## Begin

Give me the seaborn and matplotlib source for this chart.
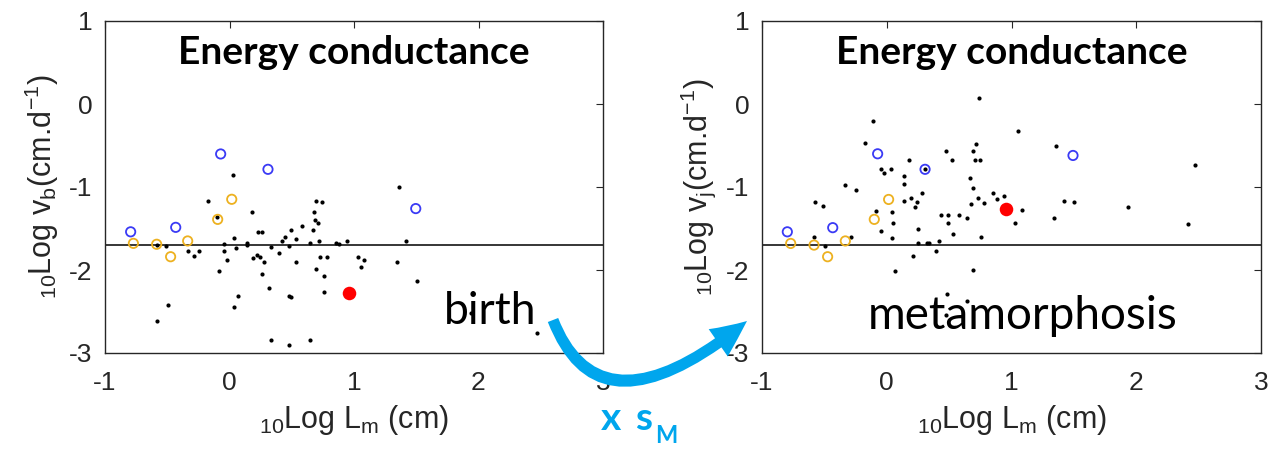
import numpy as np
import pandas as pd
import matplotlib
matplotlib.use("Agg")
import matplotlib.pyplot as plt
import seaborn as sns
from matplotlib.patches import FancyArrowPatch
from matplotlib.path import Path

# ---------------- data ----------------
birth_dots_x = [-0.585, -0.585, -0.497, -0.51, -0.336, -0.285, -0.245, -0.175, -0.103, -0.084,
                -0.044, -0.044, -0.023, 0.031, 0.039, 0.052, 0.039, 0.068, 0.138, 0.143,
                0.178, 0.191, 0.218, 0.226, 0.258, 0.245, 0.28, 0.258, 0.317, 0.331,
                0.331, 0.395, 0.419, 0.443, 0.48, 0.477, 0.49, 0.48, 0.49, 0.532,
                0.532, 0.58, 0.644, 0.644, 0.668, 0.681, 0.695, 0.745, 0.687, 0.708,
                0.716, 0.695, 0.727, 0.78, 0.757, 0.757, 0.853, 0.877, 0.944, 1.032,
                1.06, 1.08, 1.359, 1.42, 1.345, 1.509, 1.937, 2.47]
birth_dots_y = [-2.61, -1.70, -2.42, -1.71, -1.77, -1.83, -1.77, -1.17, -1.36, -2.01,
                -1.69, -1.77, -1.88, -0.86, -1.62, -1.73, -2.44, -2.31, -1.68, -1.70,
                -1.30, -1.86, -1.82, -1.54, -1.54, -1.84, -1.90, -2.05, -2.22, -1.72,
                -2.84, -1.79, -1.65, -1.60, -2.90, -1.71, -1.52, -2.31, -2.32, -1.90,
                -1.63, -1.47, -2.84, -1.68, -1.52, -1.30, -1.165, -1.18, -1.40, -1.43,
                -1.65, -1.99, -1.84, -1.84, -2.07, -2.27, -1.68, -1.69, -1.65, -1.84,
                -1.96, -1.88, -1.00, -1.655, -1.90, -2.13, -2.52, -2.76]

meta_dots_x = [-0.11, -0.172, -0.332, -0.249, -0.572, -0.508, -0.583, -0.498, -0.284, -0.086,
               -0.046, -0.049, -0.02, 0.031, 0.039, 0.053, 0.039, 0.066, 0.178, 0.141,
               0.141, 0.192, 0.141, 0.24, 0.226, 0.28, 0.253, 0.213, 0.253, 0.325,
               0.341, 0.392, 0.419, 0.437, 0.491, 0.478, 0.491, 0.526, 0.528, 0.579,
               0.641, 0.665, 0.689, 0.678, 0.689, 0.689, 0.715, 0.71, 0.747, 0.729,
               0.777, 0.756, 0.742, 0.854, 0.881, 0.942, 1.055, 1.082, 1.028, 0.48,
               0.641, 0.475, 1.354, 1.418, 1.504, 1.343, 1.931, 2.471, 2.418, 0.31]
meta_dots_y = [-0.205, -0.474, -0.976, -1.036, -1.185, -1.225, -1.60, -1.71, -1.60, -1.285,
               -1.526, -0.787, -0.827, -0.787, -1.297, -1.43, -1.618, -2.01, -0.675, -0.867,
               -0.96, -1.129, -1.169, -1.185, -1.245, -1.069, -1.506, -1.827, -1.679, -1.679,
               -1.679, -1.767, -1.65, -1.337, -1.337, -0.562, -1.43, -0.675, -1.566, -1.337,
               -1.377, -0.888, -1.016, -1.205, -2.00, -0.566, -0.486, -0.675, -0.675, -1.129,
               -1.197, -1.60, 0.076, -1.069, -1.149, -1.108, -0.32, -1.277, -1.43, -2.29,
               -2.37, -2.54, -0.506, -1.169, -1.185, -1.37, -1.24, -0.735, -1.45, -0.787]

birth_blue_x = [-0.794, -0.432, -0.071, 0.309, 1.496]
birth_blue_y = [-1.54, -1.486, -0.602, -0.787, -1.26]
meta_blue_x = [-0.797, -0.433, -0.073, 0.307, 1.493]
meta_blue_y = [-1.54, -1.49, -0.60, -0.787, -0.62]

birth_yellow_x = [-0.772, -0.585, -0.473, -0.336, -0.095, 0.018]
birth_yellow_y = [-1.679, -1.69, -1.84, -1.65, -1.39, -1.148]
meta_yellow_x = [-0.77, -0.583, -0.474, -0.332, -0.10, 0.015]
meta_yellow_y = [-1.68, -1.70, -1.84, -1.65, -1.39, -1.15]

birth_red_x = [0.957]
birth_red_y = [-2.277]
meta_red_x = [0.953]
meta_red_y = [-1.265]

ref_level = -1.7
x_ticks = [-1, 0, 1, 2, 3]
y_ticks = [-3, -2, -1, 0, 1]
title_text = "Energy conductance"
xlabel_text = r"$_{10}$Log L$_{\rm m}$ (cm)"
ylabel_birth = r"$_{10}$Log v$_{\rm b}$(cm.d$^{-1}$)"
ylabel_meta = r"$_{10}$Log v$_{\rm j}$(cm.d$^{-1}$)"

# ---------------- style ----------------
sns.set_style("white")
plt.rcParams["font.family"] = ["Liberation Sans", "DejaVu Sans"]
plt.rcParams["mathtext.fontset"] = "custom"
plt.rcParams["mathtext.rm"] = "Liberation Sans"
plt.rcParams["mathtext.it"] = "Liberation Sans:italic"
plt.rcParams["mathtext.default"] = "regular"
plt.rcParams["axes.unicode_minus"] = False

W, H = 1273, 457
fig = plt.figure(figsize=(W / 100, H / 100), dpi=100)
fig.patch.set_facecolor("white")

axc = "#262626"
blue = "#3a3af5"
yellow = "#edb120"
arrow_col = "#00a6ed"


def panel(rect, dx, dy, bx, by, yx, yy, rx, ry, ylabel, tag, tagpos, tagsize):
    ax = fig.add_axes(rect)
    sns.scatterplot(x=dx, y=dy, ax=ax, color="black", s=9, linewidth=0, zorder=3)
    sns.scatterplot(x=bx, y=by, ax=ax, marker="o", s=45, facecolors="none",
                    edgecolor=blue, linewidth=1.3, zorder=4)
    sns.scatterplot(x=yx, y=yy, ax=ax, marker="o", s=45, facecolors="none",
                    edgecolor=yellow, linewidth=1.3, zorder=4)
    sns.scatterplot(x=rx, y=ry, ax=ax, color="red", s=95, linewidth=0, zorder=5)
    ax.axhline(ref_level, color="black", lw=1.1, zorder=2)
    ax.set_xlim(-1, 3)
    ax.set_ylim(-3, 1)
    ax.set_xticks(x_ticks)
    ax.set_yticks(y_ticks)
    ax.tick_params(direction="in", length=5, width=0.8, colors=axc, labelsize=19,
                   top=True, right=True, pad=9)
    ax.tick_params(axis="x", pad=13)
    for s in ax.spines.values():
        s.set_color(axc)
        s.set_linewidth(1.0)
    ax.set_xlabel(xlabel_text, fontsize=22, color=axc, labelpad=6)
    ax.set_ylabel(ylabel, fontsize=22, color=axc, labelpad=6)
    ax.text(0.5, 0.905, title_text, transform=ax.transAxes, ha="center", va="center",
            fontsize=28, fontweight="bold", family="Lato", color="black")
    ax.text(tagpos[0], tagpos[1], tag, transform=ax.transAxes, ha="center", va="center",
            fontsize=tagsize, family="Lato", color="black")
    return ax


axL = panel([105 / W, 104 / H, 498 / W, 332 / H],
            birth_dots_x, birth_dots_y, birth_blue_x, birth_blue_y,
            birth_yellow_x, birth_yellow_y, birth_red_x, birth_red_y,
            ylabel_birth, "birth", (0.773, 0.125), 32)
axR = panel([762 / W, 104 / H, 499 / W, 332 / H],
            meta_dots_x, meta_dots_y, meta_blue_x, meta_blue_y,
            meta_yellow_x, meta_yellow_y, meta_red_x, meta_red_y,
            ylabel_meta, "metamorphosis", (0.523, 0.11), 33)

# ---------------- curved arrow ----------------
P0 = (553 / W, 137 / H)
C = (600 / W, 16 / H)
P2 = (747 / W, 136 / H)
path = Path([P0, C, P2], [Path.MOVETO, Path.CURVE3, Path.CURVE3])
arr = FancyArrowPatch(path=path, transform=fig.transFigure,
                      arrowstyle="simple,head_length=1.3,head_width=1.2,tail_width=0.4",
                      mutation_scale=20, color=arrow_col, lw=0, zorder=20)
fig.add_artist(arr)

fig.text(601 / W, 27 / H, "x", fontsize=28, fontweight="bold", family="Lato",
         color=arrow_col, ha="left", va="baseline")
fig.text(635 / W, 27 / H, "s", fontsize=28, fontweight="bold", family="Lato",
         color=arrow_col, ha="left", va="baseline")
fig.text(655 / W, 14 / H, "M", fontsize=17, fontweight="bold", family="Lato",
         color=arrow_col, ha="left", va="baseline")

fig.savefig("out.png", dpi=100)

## End

> [Objective]: Emit the lines of the material exactly, from its first line to the line containing "from matplotlib.path import Path", inclusive; leave every picture out.

> [The completed task]:
Give me the seaborn and matplotlib source for this chart.
import numpy as np
import pandas as pd
import matplotlib
matplotlib.use("Agg")
import matplotlib.pyplot as plt
import seaborn as sns
from matplotlib.patches import FancyArrowPatch
from matplotlib.path import Path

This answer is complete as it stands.